◆ **Data shown**:
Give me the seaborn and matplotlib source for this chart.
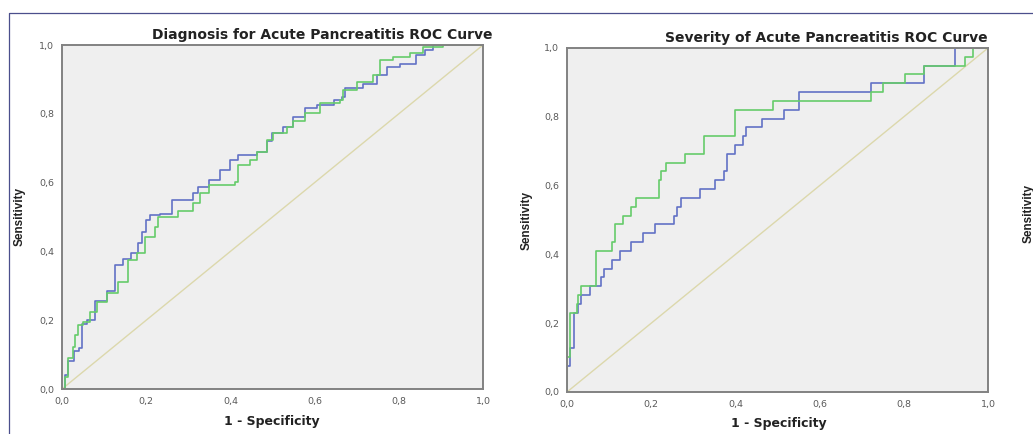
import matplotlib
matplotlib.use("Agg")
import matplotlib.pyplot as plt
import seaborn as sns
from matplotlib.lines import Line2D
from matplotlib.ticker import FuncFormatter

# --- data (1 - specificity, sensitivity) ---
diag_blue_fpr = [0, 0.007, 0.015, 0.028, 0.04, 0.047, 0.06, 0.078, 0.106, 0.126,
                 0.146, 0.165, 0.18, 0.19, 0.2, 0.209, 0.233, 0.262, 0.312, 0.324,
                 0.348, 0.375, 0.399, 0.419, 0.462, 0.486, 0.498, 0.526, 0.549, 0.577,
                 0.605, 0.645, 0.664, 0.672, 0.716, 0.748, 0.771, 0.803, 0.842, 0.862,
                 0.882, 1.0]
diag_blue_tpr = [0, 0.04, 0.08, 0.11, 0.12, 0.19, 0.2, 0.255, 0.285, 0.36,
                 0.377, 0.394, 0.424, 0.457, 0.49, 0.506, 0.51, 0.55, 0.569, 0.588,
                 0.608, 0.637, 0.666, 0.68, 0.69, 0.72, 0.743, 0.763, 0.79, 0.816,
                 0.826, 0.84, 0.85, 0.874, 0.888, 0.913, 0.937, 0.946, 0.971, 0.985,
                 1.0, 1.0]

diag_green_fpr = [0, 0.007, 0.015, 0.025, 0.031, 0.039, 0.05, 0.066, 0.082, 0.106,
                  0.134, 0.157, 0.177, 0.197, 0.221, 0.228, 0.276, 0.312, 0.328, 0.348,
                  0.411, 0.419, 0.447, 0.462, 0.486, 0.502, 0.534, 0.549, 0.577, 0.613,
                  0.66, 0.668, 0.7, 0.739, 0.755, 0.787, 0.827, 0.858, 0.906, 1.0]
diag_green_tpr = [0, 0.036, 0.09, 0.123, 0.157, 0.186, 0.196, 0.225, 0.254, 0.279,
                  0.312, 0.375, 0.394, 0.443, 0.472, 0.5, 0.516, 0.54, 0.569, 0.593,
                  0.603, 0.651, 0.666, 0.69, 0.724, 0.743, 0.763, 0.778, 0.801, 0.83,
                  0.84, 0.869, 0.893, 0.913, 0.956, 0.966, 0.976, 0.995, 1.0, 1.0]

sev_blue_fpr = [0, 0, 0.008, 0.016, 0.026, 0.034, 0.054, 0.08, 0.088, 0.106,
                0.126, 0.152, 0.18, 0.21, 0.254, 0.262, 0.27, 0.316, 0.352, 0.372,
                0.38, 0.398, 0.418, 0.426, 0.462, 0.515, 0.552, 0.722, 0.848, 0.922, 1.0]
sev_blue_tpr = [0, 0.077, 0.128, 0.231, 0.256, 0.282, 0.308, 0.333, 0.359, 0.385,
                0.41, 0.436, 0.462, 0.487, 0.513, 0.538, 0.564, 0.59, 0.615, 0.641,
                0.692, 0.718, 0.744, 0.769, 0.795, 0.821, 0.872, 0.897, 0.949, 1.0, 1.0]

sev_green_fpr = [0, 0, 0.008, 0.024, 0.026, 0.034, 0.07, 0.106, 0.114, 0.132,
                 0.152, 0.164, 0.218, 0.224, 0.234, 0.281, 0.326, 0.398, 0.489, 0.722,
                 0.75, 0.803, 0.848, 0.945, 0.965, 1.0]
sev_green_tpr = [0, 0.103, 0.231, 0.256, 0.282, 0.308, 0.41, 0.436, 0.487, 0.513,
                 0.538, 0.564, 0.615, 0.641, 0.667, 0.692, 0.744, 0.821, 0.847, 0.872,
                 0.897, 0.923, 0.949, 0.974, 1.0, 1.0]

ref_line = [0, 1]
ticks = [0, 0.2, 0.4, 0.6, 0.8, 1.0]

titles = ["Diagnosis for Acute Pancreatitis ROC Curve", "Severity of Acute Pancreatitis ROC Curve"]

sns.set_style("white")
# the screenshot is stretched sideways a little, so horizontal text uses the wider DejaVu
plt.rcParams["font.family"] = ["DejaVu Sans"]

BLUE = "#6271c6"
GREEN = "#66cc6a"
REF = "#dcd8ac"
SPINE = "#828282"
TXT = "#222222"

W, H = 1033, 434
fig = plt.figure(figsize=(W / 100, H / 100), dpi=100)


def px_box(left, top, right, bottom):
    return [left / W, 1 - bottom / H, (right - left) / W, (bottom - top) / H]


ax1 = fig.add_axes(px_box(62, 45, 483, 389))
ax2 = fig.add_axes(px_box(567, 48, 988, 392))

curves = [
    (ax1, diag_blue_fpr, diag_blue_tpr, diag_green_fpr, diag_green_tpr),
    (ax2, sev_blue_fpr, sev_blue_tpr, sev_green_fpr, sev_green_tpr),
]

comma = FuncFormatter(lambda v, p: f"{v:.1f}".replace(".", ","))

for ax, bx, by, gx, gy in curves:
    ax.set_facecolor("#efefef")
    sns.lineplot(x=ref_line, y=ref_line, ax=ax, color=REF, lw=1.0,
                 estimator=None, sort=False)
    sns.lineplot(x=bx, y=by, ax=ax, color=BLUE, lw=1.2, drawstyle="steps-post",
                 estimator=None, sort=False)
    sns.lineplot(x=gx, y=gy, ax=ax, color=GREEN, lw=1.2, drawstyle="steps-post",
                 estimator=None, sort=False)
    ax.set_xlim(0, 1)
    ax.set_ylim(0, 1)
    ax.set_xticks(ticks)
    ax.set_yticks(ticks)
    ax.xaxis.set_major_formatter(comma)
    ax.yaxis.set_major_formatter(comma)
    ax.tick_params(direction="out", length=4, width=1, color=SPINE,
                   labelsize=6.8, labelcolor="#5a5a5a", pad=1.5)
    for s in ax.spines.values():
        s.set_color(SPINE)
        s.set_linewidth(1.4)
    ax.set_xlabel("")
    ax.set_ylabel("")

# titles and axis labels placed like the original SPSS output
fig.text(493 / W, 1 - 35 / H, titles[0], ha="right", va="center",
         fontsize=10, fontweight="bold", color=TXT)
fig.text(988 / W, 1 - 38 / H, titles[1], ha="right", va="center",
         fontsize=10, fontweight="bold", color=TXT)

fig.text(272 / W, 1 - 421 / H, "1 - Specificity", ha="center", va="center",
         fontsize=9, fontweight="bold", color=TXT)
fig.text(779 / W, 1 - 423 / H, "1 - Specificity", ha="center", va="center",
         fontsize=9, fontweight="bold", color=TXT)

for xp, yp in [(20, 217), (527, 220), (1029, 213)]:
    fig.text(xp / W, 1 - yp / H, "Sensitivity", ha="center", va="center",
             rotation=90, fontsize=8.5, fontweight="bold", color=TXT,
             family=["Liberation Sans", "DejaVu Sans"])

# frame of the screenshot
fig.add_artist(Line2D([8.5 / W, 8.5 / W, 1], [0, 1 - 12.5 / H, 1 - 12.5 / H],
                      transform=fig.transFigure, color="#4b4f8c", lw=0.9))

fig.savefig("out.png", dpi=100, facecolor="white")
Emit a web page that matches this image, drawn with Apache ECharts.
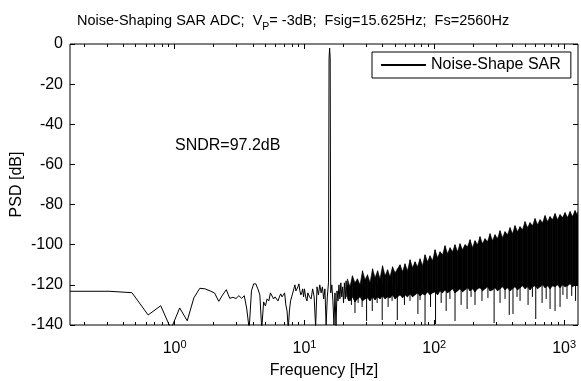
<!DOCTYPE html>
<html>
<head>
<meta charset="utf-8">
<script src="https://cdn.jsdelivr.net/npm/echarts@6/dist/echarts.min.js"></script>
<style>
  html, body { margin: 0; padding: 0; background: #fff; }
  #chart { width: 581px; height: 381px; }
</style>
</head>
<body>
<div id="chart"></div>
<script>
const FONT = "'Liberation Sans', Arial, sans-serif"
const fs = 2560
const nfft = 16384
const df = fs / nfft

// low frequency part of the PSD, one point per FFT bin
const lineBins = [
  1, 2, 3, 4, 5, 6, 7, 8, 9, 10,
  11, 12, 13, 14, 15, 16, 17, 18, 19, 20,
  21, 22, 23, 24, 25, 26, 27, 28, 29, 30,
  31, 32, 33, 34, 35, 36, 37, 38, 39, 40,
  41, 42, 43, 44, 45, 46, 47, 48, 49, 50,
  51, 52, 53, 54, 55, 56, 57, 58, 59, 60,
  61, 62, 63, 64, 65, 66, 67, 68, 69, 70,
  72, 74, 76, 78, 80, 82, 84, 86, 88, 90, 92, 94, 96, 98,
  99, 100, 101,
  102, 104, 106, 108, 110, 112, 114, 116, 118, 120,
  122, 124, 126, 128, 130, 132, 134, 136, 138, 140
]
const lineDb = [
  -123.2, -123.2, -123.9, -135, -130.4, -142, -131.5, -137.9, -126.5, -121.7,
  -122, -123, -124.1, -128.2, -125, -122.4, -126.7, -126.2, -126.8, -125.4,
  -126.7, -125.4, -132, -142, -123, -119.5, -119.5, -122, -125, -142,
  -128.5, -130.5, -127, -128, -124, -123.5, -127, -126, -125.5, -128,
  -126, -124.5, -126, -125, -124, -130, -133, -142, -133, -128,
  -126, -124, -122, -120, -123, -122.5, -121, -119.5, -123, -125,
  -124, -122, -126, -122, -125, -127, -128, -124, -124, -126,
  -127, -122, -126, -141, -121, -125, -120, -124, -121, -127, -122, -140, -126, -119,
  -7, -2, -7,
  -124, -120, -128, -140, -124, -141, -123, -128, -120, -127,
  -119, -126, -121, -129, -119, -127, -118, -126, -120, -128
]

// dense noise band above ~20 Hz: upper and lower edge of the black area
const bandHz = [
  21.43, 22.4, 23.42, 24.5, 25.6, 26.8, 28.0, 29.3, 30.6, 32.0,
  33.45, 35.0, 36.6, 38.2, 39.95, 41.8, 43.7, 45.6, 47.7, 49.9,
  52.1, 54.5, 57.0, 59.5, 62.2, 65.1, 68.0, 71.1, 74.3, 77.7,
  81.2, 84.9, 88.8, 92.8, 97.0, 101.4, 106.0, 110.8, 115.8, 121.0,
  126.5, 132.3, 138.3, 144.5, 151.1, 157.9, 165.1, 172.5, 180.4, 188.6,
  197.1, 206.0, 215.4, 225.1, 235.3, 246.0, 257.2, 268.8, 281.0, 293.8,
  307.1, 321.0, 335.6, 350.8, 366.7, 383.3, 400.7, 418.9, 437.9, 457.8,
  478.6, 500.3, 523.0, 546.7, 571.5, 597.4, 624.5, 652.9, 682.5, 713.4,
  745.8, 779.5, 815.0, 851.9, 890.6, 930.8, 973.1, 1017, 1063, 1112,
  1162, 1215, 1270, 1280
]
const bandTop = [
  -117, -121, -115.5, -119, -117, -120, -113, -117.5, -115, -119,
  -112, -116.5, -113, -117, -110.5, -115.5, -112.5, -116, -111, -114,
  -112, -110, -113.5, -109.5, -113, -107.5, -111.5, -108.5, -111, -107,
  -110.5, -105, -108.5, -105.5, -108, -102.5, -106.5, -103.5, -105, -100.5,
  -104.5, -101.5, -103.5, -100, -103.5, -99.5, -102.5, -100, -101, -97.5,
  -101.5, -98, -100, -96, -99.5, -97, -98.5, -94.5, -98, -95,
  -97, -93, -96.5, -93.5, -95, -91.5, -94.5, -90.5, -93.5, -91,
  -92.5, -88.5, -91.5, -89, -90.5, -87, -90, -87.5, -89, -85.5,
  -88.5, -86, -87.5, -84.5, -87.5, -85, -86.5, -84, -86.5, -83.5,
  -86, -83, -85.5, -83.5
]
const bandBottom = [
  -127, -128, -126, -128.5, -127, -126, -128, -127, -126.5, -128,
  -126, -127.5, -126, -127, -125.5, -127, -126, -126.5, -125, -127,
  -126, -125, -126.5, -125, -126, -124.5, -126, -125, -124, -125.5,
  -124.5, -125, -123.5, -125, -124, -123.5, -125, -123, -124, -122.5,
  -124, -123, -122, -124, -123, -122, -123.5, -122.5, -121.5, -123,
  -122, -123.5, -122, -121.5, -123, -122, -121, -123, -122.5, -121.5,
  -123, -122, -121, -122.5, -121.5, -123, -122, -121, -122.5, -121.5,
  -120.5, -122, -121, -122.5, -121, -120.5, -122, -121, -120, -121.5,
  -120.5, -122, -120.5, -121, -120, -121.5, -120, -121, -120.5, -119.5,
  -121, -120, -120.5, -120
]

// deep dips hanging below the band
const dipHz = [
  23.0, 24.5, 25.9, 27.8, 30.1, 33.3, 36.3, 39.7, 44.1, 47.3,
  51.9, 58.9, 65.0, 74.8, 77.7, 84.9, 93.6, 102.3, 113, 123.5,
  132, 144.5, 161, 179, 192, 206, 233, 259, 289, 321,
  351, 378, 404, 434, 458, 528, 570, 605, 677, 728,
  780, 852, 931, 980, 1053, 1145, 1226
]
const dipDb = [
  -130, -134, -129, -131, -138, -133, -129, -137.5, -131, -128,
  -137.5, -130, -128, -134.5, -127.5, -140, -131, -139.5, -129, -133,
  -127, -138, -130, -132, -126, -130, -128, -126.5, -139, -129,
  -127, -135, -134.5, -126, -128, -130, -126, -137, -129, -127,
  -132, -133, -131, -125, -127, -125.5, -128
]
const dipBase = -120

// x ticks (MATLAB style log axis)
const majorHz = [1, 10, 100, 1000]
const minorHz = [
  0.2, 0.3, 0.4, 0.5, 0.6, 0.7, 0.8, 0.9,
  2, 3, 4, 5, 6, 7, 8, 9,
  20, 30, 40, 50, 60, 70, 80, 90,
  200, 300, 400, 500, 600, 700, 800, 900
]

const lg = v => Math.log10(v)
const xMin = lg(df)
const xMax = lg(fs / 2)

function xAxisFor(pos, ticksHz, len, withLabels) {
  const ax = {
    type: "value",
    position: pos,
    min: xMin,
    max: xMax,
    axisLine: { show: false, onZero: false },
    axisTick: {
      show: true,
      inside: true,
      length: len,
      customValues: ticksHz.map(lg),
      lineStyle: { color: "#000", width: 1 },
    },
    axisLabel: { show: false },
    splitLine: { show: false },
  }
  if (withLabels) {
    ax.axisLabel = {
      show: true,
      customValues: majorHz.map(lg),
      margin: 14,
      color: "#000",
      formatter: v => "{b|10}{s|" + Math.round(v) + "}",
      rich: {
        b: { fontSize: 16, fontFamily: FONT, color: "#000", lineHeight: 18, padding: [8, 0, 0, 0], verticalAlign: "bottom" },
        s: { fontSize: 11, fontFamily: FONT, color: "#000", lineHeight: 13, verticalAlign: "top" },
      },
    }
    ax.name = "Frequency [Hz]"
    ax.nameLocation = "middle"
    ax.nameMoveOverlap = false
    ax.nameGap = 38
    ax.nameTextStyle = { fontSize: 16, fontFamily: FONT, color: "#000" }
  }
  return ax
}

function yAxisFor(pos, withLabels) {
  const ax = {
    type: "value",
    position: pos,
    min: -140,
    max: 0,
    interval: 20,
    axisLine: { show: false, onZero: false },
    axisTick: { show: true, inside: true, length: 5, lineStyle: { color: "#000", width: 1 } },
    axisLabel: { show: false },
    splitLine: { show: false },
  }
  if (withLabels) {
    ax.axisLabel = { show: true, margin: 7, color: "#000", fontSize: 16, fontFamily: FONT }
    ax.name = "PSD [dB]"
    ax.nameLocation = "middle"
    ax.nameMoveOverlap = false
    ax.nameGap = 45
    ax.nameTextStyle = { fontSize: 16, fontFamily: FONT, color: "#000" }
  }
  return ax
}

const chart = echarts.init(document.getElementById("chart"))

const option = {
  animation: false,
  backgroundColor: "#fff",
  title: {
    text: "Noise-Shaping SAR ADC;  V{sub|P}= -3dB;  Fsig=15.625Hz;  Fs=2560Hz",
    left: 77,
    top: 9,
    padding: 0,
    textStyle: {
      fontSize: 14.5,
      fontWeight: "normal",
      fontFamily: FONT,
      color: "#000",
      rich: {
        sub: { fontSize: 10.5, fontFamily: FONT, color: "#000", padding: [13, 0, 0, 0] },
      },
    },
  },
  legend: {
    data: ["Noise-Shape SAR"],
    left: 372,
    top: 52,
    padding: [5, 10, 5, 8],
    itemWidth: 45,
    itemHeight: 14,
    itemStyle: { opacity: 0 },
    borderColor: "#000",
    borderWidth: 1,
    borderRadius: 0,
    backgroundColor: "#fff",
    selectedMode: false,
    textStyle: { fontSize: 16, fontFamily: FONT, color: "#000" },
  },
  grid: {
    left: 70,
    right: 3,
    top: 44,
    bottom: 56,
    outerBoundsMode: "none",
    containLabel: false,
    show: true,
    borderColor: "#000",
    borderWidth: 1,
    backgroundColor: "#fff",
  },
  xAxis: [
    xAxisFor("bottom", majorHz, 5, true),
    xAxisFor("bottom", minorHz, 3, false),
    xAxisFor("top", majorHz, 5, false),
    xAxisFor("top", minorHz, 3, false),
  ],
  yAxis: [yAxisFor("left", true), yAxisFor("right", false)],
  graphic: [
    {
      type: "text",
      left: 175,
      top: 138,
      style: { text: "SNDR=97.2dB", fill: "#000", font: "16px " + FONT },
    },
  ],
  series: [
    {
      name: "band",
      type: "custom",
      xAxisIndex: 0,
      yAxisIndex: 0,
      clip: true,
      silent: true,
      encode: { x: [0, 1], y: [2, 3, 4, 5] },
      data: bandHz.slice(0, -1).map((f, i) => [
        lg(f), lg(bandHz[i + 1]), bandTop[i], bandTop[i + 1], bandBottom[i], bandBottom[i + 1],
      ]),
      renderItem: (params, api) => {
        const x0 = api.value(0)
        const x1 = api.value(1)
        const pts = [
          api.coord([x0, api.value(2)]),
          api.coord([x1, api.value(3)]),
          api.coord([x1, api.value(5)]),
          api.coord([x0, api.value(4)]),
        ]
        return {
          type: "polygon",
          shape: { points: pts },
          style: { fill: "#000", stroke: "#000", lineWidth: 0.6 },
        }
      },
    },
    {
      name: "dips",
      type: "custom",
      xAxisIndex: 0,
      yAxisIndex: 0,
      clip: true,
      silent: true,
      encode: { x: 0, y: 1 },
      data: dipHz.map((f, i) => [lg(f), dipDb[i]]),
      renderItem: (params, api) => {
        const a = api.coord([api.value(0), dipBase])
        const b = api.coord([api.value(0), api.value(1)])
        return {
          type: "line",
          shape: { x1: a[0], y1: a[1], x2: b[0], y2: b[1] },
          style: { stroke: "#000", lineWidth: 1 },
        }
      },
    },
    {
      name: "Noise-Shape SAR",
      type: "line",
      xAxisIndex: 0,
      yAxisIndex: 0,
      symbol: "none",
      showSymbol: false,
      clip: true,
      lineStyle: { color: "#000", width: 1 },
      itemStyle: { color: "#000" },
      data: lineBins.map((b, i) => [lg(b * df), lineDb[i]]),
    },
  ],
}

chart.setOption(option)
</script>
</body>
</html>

◆ **Aim of the task**: Without the pictures, give again only the lines beginning at the line that contains "Emit a web page" and stopping after the line that contains "const df = fs / nfft", exactly as written.

◆ **In response**:
Emit a web page that matches this image, drawn with Apache ECharts.
<!DOCTYPE html>
<html>
<head>
<meta charset="utf-8">
<script src="https://cdn.jsdelivr.net/npm/echarts@6/dist/echarts.min.js"></script>
<style>
  html, body { margin: 0; padding: 0; background: #fff; }
  #chart { width: 581px; height: 381px; }
</style>
</head>
<body>
<div id="chart"></div>
<script>
const FONT = "'Liberation Sans', Arial, sans-serif"
const fs = 2560
const nfft = 16384
const df = fs / nfft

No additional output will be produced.